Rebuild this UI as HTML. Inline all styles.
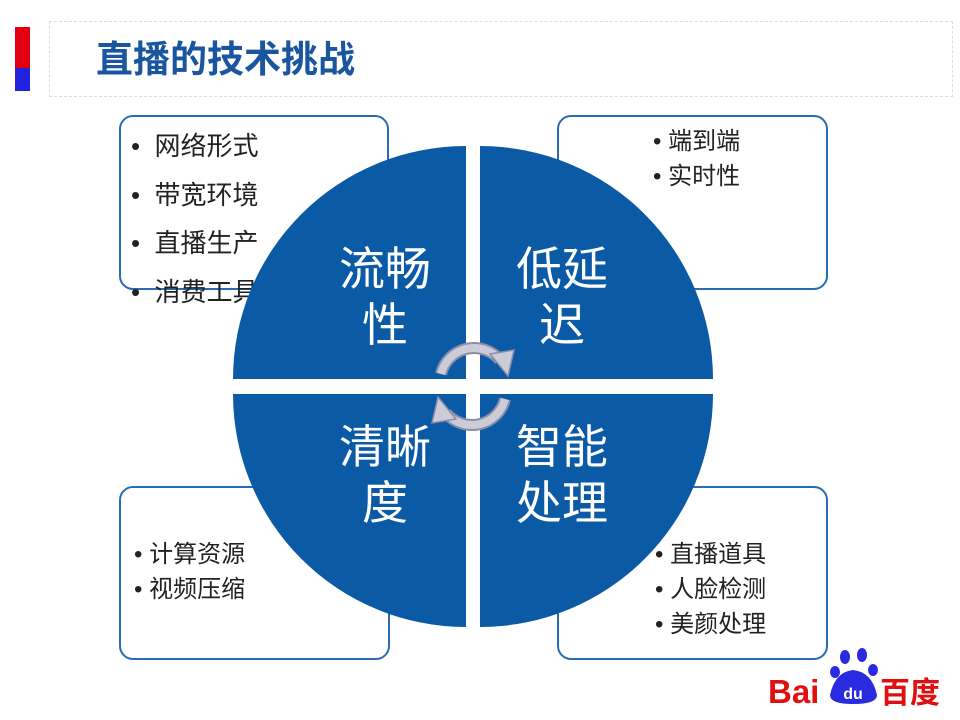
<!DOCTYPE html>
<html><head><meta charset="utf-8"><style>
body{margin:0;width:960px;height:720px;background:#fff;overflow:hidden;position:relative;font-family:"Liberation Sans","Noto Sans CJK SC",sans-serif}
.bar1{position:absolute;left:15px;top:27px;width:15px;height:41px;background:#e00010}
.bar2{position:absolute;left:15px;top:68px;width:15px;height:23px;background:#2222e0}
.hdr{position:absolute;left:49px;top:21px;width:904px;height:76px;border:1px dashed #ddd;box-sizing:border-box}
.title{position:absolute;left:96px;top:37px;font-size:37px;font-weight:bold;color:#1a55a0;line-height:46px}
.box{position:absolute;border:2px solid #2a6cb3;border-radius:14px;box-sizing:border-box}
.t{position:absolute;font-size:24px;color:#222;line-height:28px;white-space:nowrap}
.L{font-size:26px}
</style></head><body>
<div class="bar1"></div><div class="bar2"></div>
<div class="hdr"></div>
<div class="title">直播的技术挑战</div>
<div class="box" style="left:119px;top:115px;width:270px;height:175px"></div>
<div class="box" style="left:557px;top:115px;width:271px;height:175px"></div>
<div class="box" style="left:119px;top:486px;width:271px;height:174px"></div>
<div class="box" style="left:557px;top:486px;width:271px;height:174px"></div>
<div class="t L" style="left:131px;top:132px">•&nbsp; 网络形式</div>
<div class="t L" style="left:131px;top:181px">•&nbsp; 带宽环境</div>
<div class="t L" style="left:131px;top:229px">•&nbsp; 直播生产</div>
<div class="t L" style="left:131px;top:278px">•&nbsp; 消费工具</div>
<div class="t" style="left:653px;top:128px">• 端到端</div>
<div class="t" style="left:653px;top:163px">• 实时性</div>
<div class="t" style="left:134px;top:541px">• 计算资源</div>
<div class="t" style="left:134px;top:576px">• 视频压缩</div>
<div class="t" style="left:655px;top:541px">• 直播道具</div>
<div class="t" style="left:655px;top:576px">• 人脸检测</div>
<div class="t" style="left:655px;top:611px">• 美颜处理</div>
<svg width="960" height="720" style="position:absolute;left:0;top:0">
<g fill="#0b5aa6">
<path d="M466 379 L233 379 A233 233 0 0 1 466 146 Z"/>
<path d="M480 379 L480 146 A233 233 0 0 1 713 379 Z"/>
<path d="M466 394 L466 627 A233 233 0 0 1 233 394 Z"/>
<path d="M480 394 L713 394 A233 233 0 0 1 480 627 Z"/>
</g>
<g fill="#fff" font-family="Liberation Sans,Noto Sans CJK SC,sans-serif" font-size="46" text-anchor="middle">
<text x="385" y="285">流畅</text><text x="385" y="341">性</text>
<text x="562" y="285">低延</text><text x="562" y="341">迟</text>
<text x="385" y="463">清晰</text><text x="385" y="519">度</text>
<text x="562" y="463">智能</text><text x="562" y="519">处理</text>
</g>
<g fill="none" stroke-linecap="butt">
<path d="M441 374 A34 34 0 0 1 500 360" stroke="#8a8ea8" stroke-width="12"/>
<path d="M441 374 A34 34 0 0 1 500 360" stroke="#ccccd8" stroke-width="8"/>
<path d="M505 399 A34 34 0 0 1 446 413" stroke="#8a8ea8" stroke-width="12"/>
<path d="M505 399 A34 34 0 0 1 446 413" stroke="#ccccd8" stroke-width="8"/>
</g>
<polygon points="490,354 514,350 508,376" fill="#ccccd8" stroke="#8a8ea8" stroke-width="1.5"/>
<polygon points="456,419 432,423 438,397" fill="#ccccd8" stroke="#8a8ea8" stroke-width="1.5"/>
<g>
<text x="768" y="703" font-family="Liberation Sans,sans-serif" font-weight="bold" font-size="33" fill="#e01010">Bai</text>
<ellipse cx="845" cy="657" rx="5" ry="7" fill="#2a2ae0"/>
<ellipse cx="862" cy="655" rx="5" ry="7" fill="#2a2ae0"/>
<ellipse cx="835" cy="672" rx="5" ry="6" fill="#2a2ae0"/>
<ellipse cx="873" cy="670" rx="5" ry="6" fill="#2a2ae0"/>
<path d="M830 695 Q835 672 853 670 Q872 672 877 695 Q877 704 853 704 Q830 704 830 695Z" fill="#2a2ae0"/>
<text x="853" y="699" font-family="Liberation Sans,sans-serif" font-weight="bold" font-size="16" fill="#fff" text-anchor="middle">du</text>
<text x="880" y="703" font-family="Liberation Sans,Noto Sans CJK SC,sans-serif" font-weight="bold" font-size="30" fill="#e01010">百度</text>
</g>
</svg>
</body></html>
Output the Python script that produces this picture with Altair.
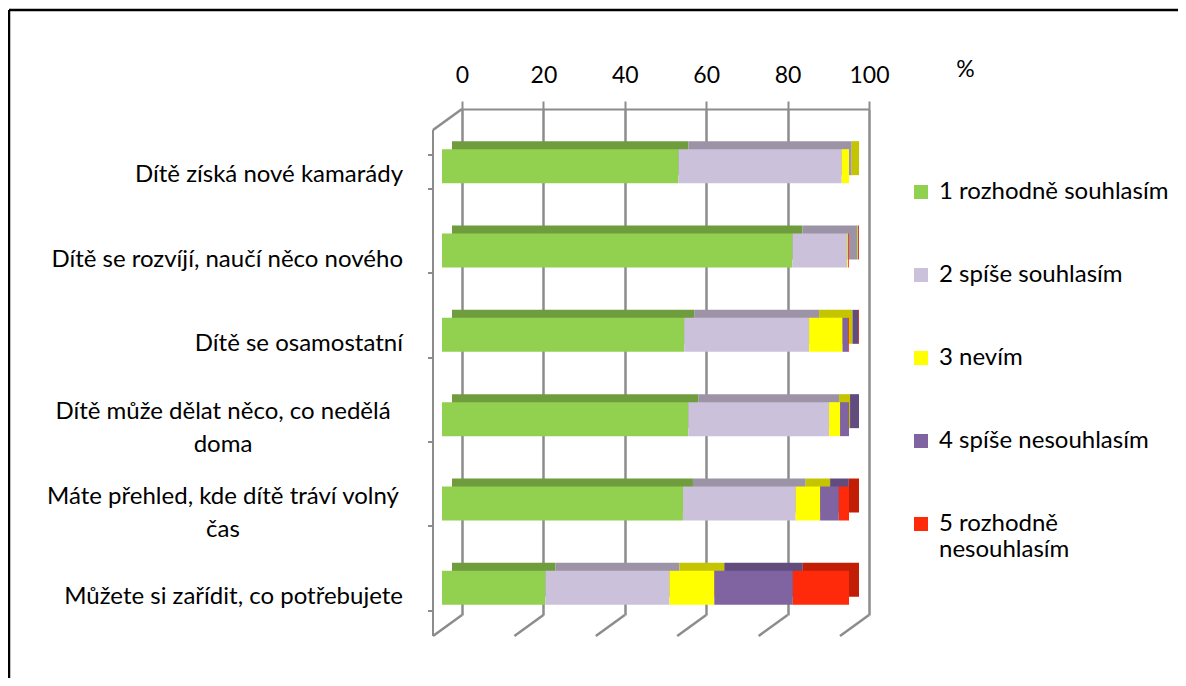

====================

» YOUR GOAL
Quote every entry exactly, with the pictures omitted.

» SOLUTION TO THIS TASK
Rebuild this UI as HTML. Inline all styles.
<!DOCTYPE html>
<html><head><meta charset="utf-8"><style>
body{margin:0;width:960px;height:720px;background:#fff;overflow:hidden;position:relative;font-family:"Liberation Sans","Noto Sans CJK SC",sans-serif}
.bar1{position:absolute;left:15px;top:27px;width:15px;height:41px;background:#e00010}
.bar2{position:absolute;left:15px;top:68px;width:15px;height:23px;background:#2222e0}
.hdr{position:absolute;left:49px;top:21px;width:904px;height:76px;border:1px dashed #ddd;box-sizing:border-box}
.title{position:absolute;left:96px;top:37px;font-size:37px;font-weight:bold;color:#1a55a0;line-height:46px}
.box{position:absolute;border:2px solid #2a6cb3;border-radius:14px;box-sizing:border-box}
.t{position:absolute;font-size:24px;color:#222;line-height:28px;white-space:nowrap}
.L{font-size:26px}
</style></head><body>
<div class="bar1"></div><div class="bar2"></div>
<div class="hdr"></div>
<div class="title">直播的技术挑战</div>
<div class="box" style="left:119px;top:115px;width:270px;height:175px"></div>
<div class="box" style="left:557px;top:115px;width:271px;height:175px"></div>
<div class="box" style="left:119px;top:486px;width:271px;height:174px"></div>
<div class="box" style="left:557px;top:486px;width:271px;height:174px"></div>
<div class="t L" style="left:131px;top:132px">•&nbsp; 网络形式</div>
<div class="t L" style="left:131px;top:181px">•&nbsp; 带宽环境</div>
<div class="t L" style="left:131px;top:229px">•&nbsp; 直播生产</div>
<div class="t L" style="left:131px;top:278px">•&nbsp; 消费工具</div>
<div class="t" style="left:653px;top:128px">• 端到端</div>
<div class="t" style="left:653px;top:163px">• 实时性</div>
<div class="t" style="left:134px;top:541px">• 计算资源</div>
<div class="t" style="left:134px;top:576px">• 视频压缩</div>
<div class="t" style="left:655px;top:541px">• 直播道具</div>
<div class="t" style="left:655px;top:576px">• 人脸检测</div>
<div class="t" style="left:655px;top:611px">• 美颜处理</div>
<svg width="960" height="720" style="position:absolute;left:0;top:0">
<g fill="#0b5aa6">
<path d="M466 379 L233 379 A233 233 0 0 1 466 146 Z"/>
<path d="M480 379 L480 146 A233 233 0 0 1 713 379 Z"/>
<path d="M466 394 L466 627 A233 233 0 0 1 233 394 Z"/>
<path d="M480 394 L713 394 A233 233 0 0 1 480 627 Z"/>
</g>
<g fill="#fff" font-family="Liberation Sans,Noto Sans CJK SC,sans-serif" font-size="46" text-anchor="middle">
<text x="385" y="285">流畅</text><text x="385" y="341">性</text>
<text x="562" y="285">低延</text><text x="562" y="341">迟</text>
<text x="385" y="463">清晰</text><text x="385" y="519">度</text>
<text x="562" y="463">智能</text><text x="562" y="519">处理</text>
</g>
<g fill="none" stroke-linecap="butt">
<path d="M441 374 A34 34 0 0 1 500 360" stroke="#8a8ea8" stroke-width="12"/>
<path d="M441 374 A34 34 0 0 1 500 360" stroke="#ccccd8" stroke-width="8"/>
<path d="M505 399 A34 34 0 0 1 446 413" stroke="#8a8ea8" stroke-width="12"/>
<path d="M505 399 A34 34 0 0 1 446 413" stroke="#ccccd8" stroke-width="8"/>
</g>
<polygon points="490,354 514,350 508,376" fill="#ccccd8" stroke="#8a8ea8" stroke-width="1.5"/>
<polygon points="456,419 432,423 438,397" fill="#ccccd8" stroke="#8a8ea8" stroke-width="1.5"/>
<g>
<text x="768" y="703" font-family="Liberation Sans,sans-serif" font-weight="bold" font-size="33" fill="#e01010">Bai</text>
<ellipse cx="845" cy="657" rx="5" ry="7" fill="#2a2ae0"/>
<ellipse cx="862" cy="655" rx="5" ry="7" fill="#2a2ae0"/>
<ellipse cx="835" cy="672" rx="5" ry="6" fill="#2a2ae0"/>
<ellipse cx="873" cy="670" rx="5" ry="6" fill="#2a2ae0"/>
<path d="M830 695 Q835 672 853 670 Q872 672 877 695 Q877 704 853 704 Q830 704 830 695Z" fill="#2a2ae0"/>
<text x="853" y="699" font-family="Liberation Sans,sans-serif" font-weight="bold" font-size="16" fill="#fff" text-anchor="middle">du</text>
<text x="880" y="703" font-family="Liberation Sans,Noto Sans CJK SC,sans-serif" font-weight="bold" font-size="30" fill="#e01010">百度</text>
</g>
</svg>
</body></html>
Output the Python script that produces this picture with Altair.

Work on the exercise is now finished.